Prevalence of Birth Defects among Neonates Born at the Philippine General Hospital from 2011 to 2014

  • Ebner Bon G. Maceda
  • Maria Melanie Liberty B. Alcausin
Keywords: birth defects, congenital anomalies, neonates


Objective. The study aimed to determine the prevalence of birth defects among neonates born at the Philippine General Hospital (PGH) from January 2011 to December 2014.

Methods. Monthly censuses of all deliveries from January 2011 to December 2014 were obtained from the Section of Newborn Medicine. All deliveries with birth defects were coded using International Classification of Diseases-10 (ICD -10). The codes were tallied and classified as either an isolated, part of a recognizable syndrome, chromosomal syndrome or multi-malformed case (MMC). Period prevalence was then calculated.

Results. There was a total of 20,939 deliveries from 2011 to 2014 in PGH, of which 574 babies (2.74%) had a diagnosis of at least one birth defect. Two-hundred seventy-three babies (47.56%) had isolated defects; 130 (22.65%) with defects in MMC; 106 (18.47%) with defects as part of recognizable syndromes; and 65 (11.32%) with defects as part of chromosomal syndromes. One in 36 births has at least one birth defect, which is higher than that reported in other Asian countries.

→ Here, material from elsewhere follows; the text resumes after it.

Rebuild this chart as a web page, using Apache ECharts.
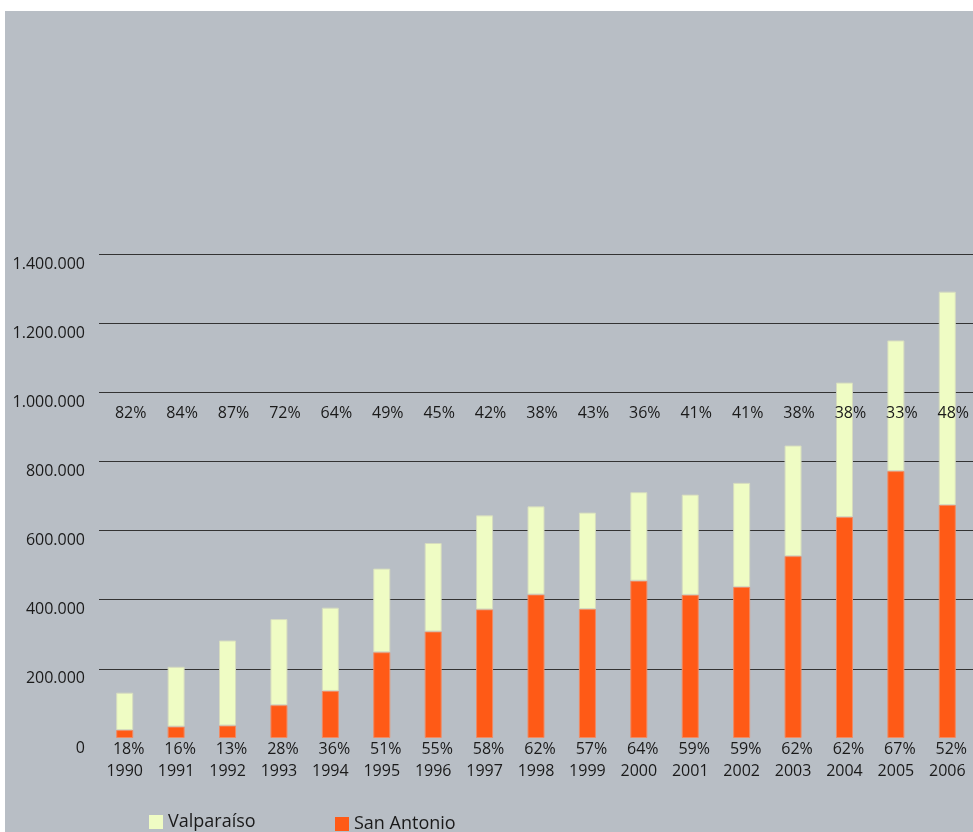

Conclusion. Birth defects are significant causes of morbidity and mortality. Results of this study provide baseline data that can be used for future studies on the causation of such birth defects, and can be used to formulate policies on primary and secondary prevention. For a tertiary hospital like PGH, these data can serve as a guide towards allocation of resources and manpower towards the more common birth defects.